● Aim: Keep the pictures out of the copy and print all the entries below exactly.

● Dataset entries:
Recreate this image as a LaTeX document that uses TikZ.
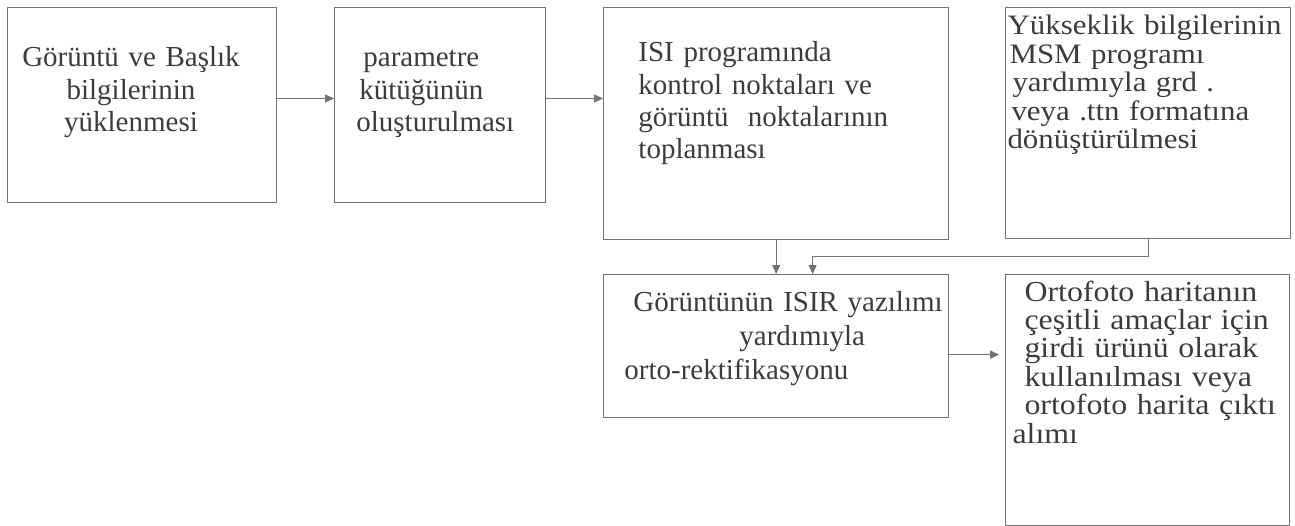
\documentclass[tikz,border=0pt]{standalone}
\usepackage{fontspec}
\setmainfont{Liberation Serif}
\newfontfamily\widefont[FakeStretch=1.1]{Liberation Serif}
\usetikzlibrary{arrows.meta,positioning}
\definecolor{linegray}{RGB}{115,115,115}
\definecolor{textgray}{RGB}{60,60,60}
\tikzset{
  box/.style={rectangle, draw=linegray, line width=0.6pt, inner sep=0pt},
  txt/.style={inner sep=0pt, text=textgray, text width=7.5cm, align=left,
              font=\fontsize{16.5}{18.4}\selectfont},
  txtwide/.style={txt, font=\widefont\fontsize{16.5}{16.2}\selectfont},
  arrow/.style={-{Triangle[length=1.8mm, width=1.6mm]}, line width=0.6pt, linegray},
}

\begin{document}
\begin{tikzpicture}
\useasboundingbox (0,0) rectangle (25.9,-10.52);
% boxes
\node[box, minimum width=5.38cm, minimum height=3.9cm, anchor=north west] (load) at (0.14,-0.14) {};
\node[box, minimum width=4.22cm, minimum height=3.9cm, right=1.14cm of load] (param) {};
\node[box, minimum width=6.9cm, minimum height=4.64cm, right=1.14cm of param.north east, anchor=north west] (isi) {};
\node[box, minimum width=5.7cm, minimum height=4.62cm, right=1.12cm of isi.north east, anchor=north west] (msm) {};
\node[box, minimum width=6.9cm, minimum height=2.86cm, below=0.68cm of isi] (ortho) {};
\node[box, minimum width=5.68cm, minimum height=5.02cm, right=1.12cm of ortho.north east, anchor=north west] (use) {};
% texts
\node[txt, text width=5.2cm, align=center, anchor=base] (loadtxt) at ([xshift=2.48cm, yshift=-1.2cm]load.north west)
  {Görüntü ve Başlık\\ bilgilerinin\\ yüklenmesi};
\node[txt, anchor=base west] (paramtxt) at ([xshift=0.44cm, yshift=-1.2cm]param.north west)
  {\hspace*{0.14cm}parametre\\ \hspace*{0.06cm}kütüğünün\\ oluşturulması};
\node[txt, anchor=base west] (isitxt) at ([xshift=0.7cm, yshift=-1.1cm]isi.north west)
  {ISI programında\\ kontrol noktaları ve\\ görüntü\ \ noktalarının\\ toplanması};
\node[txtwide, anchor=base west, font=\widefont\fontsize{16}{16.2}\selectfont] (msmtxt) at ([xshift=0.04cm, yshift=-0.56cm]msm.north west)
  {Yükseklik bilgilerinin\\ \hspace*{0.04cm}MSM programı\\ \hspace*{0.1cm}yardımıyla grd .\\ \hspace*{0.08cm}veya .ttn formatına\\ dönüştürülmesi};
\node[txt, anchor=base west, font=\fontsize{16.5}{19.5}\selectfont] (orthotxt) at ([xshift=0.42cm, yshift=-0.74cm]ortho.north west)
  {\hspace*{0.18cm}Görüntünün ISIR yazılımı\\ \hspace*{2.3cm}yardımıyla\\ orto-rektifikasyonu};
\node[txtwide, anchor=base west] (usetxt) at ([xshift=0.14cm, yshift=-0.54cm]use.north west)
  {\hspace*{0.24cm}Ortofoto haritanın\\ \hspace*{0.24cm}çeşitli amaçlar için\\ \hspace*{0.24cm}girdi ürünü olarak\\ \hspace*{0.24cm}kullanılması veya\\ \hspace*{0.24cm}ortofoto harita çıktı\\ alımı};
% connectors
\draw[arrow] ([yshift=1.3mm]load.east) -- ([yshift=1.3mm]param.west);
\draw[arrow] ([yshift=1.3mm]param.east) coordinate (p2) -- (p2 -| isi.west);
\draw[arrow] (isi) -- (ortho);
\draw[arrow] (msm.south) -- ++(0,-0.34) -| ([xshift=0.73cm]ortho.north);
\draw[arrow, shorten >=0.12cm] ([yshift=-1.7mm]ortho.east) coordinate (p5) -- (p5 -| use.west);
\end{tikzpicture}
\end{document}
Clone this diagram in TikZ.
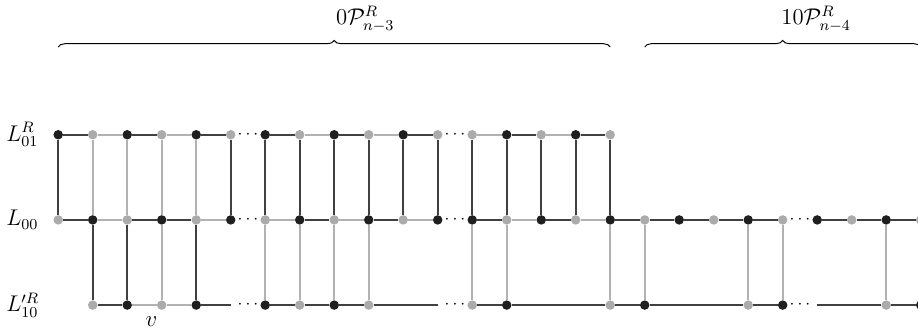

● Written answer:
Recreate this image as a LaTeX document that uses TikZ.
\documentclass[tikz,border=0pt]{standalone}
\usepackage{fontspec}
\setmainfont{Liberation Serif}
\newfontfamily\widefont[FakeStretch=1.1]{Liberation Serif}
\usetikzlibrary{arrows.meta,positioning}
\definecolor{linegray}{RGB}{115,115,115}
\definecolor{textgray}{RGB}{60,60,60}
\tikzset{
  box/.style={rectangle, draw=linegray, line width=0.6pt, inner sep=0pt},
  txt/.style={inner sep=0pt, text=textgray, text width=7.5cm, align=left,
              font=\fontsize{16.5}{18.4}\selectfont},
  txtwide/.style={txt, font=\widefont\fontsize{16.5}{16.2}\selectfont},
  arrow/.style={-{Triangle[length=1.8mm, width=1.6mm]}, line width=0.6pt, linegray},
}

\begin{document}
\begin{tikzpicture}
\useasboundingbox (0,0) rectangle (25.9,-10.52);
% boxes
\node[box, minimum width=5.38cm, minimum height=3.9cm, anchor=north west] (load) at (0.14,-0.14) {};
\node[box, minimum width=4.22cm, minimum height=3.9cm, right=1.14cm of load] (param) {};
\node[box, minimum width=6.9cm, minimum height=4.64cm, right=1.14cm of param.north east, anchor=north west] (isi) {};
\node[box, minimum width=5.7cm, minimum height=4.62cm, right=1.12cm of isi.north east, anchor=north west] (msm) {};
\node[box, minimum width=6.9cm, minimum height=2.86cm, below=0.68cm of isi] (ortho) {};
\node[box, minimum width=5.68cm, minimum height=5.02cm, right=1.12cm of ortho.north east, anchor=north west] (use) {};
% texts
\node[txt, text width=5.2cm, align=center, anchor=base] (loadtxt) at ([xshift=2.48cm, yshift=-1.2cm]load.north west)
  {Görüntü ve Başlık\\ bilgilerinin\\ yüklenmesi};
\node[txt, anchor=base west] (paramtxt) at ([xshift=0.44cm, yshift=-1.2cm]param.north west)
  {\hspace*{0.14cm}parametre\\ \hspace*{0.06cm}kütüğünün\\ oluşturulması};
\node[txt, anchor=base west] (isitxt) at ([xshift=0.7cm, yshift=-1.1cm]isi.north west)
  {ISI programında\\ kontrol noktaları ve\\ görüntü\ \ noktalarının\\ toplanması};
\node[txtwide, anchor=base west, font=\widefont\fontsize{16}{16.2}\selectfont] (msmtxt) at ([xshift=0.04cm, yshift=-0.56cm]msm.north west)
  {Yükseklik bilgilerinin\\ \hspace*{0.04cm}MSM programı\\ \hspace*{0.1cm}yardımıyla grd .\\ \hspace*{0.08cm}veya .ttn formatına\\ dönüştürülmesi};
\node[txt, anchor=base west, font=\fontsize{16.5}{19.5}\selectfont] (orthotxt) at ([xshift=0.42cm, yshift=-0.74cm]ortho.north west)
  {\hspace*{0.18cm}Görüntünün ISIR yazılımı\\ \hspace*{2.3cm}yardımıyla\\ orto-rektifikasyonu};
\node[txtwide, anchor=base west] (usetxt) at ([xshift=0.14cm, yshift=-0.54cm]use.north west)
  {\hspace*{0.24cm}Ortofoto haritanın\\ \hspace*{0.24cm}çeşitli amaçlar için\\ \hspace*{0.24cm}girdi ürünü olarak\\ \hspace*{0.24cm}kullanılması veya\\ \hspace*{0.24cm}ortofoto harita çıktı\\ alımı};
% connectors
\draw[arrow] ([yshift=1.3mm]load.east) -- ([yshift=1.3mm]param.west);
\draw[arrow] ([yshift=1.3mm]param.east) coordinate (p2) -- (p2 -| isi.west);
\draw[arrow] (isi) -- (ortho);
\draw[arrow] (msm.south) -- ++(0,-0.34) -| ([xshift=0.73cm]ortho.north);
\draw[arrow, shorten >=0.12cm] ([yshift=-1.7mm]ortho.east) coordinate (p5) -- (p5 -| use.west);
\end{tikzpicture}
\end{document}
Clone this diagram in TikZ.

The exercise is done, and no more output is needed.